Click Fraud Could Be Worse Than Google is Willing to Admit

MOUNTAIN VIEW, Calif. — A recent Business Week article detailing the U.S. Attorney’s Office decision to quietly drop charges filed against a man who was accused of attempting to extort Google by trying to sell the company software that could trick the search engine’s accounting system, has led some observers to say that the click fraud problem could be far worse than Google is willing to admit.

The case against computer programmer Anthony Bradley began in March, 2004, when he arrived at Google’s offices with an offer to sell the company a program he had created called “Google Clique.”

Bradley told representatives from Google, who had alerted law enforcement about the meeting, that “Google Clique” was designed to generate false clicks on Google ads. According to Bradley’s sales pitch, Google could pay him approximately $150,000 not to release the program or face an online world where companies could use “Google Clique,” costing the search engine millions of dollars from false clicks.

When law enforcement officials listening to the meeting from the next room heard the alleged extortion plot, they arrested Bradley.

But the “slam dunk” extortion case, according to Business Week writer Ben Elgin, hit a snag late last month when prosecutors dropped the charges, refusing to give an explanation.

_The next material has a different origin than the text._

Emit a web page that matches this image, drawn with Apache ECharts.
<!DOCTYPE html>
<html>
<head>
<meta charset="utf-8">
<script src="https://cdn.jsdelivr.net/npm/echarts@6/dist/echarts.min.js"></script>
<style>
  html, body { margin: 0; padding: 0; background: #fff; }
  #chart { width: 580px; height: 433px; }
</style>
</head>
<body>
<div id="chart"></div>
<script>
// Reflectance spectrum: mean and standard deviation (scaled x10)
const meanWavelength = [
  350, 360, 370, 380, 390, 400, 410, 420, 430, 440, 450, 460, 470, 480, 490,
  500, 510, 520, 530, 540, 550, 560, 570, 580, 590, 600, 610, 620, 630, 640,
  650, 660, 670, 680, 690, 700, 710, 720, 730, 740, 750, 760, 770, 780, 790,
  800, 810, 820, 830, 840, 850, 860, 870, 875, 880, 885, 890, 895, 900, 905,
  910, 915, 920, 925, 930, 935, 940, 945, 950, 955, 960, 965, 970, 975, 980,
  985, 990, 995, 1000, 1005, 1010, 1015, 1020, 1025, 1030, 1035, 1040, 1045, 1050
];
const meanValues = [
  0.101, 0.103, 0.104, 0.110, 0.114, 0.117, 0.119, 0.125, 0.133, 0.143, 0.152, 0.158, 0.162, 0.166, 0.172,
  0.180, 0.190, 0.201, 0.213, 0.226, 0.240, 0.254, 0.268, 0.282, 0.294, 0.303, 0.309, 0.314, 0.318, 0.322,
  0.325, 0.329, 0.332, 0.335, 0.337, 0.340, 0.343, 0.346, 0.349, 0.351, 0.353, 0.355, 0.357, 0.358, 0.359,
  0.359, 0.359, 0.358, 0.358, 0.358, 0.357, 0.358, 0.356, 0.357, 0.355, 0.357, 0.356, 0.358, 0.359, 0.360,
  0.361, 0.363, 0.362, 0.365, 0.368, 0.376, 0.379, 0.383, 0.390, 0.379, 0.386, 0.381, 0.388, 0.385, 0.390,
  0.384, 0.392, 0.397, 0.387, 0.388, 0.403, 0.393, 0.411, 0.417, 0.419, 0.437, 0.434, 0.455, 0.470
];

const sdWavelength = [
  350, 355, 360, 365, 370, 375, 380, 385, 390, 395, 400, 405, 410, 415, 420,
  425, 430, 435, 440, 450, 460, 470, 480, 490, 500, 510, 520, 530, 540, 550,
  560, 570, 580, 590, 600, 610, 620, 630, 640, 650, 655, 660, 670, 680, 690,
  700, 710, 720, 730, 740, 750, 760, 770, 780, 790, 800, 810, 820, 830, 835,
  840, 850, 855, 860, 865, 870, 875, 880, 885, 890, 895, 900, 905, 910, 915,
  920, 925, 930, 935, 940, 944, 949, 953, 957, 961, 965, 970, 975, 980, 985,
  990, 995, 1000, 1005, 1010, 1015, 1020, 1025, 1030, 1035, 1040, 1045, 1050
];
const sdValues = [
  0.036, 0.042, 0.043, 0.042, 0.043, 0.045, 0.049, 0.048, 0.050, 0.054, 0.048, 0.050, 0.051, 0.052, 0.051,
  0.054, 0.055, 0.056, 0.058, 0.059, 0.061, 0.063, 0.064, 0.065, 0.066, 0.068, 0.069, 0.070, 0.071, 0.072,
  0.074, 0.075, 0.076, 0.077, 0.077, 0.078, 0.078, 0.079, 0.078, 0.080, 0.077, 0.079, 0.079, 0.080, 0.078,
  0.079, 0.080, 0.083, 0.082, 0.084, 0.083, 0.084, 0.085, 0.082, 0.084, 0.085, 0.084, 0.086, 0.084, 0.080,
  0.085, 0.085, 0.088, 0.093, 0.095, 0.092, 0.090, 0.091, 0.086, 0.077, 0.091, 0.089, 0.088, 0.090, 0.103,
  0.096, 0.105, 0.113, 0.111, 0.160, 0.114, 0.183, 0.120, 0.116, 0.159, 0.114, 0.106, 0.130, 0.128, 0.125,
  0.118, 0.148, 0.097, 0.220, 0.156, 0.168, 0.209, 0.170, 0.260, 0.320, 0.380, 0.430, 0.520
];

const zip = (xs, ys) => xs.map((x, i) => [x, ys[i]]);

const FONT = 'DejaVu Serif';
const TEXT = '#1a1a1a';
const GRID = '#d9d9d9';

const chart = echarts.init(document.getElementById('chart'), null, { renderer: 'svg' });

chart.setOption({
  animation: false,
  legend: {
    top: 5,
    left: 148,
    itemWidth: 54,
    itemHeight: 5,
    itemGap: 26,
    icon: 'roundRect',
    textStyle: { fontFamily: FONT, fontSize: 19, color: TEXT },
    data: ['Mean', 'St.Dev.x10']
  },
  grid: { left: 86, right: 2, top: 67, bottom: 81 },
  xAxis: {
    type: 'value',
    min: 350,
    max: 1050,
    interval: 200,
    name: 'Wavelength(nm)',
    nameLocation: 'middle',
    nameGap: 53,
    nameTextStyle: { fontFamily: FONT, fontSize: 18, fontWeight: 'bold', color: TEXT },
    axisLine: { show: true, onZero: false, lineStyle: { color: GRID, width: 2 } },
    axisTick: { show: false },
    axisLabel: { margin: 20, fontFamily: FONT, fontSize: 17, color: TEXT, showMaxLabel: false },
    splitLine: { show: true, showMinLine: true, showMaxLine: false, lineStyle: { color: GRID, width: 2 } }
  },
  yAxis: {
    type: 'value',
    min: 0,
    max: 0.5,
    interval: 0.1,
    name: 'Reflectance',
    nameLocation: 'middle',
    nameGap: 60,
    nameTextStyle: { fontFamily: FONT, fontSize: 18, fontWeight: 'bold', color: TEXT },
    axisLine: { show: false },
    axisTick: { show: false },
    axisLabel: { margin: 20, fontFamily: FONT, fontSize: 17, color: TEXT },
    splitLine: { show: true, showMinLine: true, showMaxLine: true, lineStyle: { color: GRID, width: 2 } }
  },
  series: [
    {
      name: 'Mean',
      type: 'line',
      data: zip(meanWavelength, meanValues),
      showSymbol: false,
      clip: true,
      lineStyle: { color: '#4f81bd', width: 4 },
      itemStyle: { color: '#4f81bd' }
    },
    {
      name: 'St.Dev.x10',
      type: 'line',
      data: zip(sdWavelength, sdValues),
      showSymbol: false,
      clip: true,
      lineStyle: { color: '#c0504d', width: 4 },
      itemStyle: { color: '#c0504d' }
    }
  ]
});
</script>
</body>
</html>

Bradley’s attorney, Jay Rorty also declined to explain why the case was suddenly dropped.

A Google spokesman said the decision to drop individual cases is a matter of prosecutorial discretion, but he added, the company continues to cooperate with law enforcement in many areas, including click fraud.

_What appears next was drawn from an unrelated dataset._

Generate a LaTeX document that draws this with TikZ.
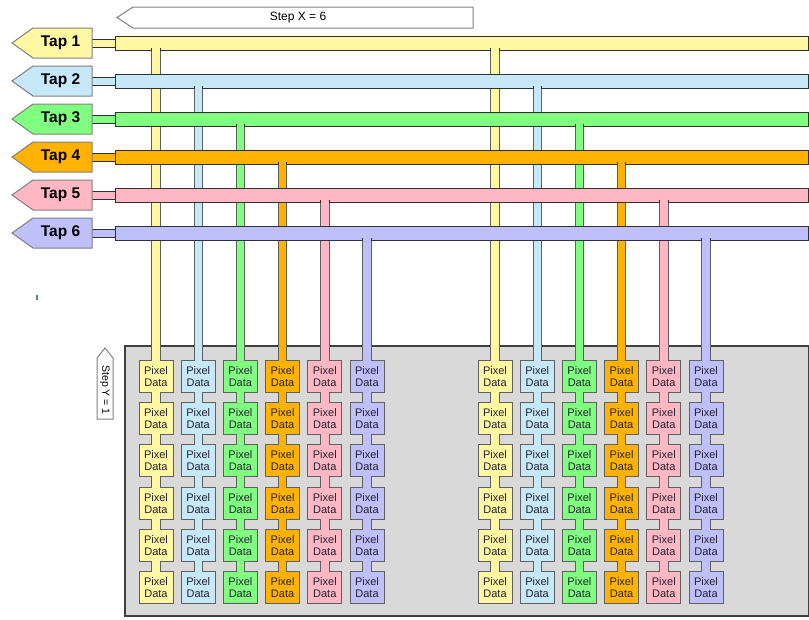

In Elgin’s piece, the Business Week writer questioned whether the about-face in the Bradley case stemmed from Google’s secrecy surrounding the issue of click fraud.

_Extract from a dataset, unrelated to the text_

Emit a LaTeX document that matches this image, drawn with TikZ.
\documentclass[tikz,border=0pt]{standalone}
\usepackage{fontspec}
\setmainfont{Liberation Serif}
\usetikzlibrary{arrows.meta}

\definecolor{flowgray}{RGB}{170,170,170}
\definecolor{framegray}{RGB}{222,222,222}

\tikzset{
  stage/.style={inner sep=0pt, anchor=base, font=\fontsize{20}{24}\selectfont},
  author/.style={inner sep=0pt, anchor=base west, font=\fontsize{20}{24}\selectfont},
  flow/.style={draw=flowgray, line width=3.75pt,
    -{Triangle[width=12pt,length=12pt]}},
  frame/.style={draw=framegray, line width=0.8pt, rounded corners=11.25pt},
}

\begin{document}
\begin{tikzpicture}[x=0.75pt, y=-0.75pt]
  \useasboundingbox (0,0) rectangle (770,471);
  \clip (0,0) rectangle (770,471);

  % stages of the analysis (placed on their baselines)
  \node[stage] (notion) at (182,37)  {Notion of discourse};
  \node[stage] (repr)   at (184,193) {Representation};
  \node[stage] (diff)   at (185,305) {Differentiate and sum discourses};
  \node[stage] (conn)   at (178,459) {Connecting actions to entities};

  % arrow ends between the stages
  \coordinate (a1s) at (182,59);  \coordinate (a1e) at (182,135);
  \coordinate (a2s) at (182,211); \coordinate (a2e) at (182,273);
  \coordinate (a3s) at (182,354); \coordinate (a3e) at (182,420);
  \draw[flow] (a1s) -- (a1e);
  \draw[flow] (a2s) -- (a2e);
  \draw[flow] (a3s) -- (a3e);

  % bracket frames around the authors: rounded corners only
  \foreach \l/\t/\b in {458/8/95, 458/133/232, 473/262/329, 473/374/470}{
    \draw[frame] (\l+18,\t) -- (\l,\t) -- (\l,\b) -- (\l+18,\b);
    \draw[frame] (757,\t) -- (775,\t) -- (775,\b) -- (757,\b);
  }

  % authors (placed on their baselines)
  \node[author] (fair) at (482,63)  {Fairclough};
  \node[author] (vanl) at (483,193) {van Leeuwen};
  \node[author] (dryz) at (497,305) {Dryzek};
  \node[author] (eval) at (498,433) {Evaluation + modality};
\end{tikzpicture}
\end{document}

“There is little about Google's business that is more closely guarded than the issue of click fraud,” Elgin said. “Company officials say they take the issue seriously and have zero tolerance for fraudsters who generate bogus clicks on ads in order to profit. The search giant says it detects most fraudulent clicks before advertisers are ever billed and that industry concerns are overblown.”

Wayne State University law professor Peter Henning said a court proceeding against Bradley may have forced Google to open up its books on click fraud.

“You can't charge extortion unless you explain what you're being extorted over,” he said. “You have to show the economic harm being done.”

Google contends that less than 10 percent of its clicks are fraudulent, although the company won’t say how it detects or defines such clicks.

Industry estimates put the click fraud range at between 10 and 15 percent.

“By all appearances, Google faced a difficult dilemma,” Elgin said. “It could risk divulging information about its approach to click fraud and help make a case against Bradley, who faced a maximum penalty of 20 years in prison, according to a Justice Department press release. Or, Google could keep its efforts to detect and quantify click fraud a secret, which could allow Bradley to go unpunished.”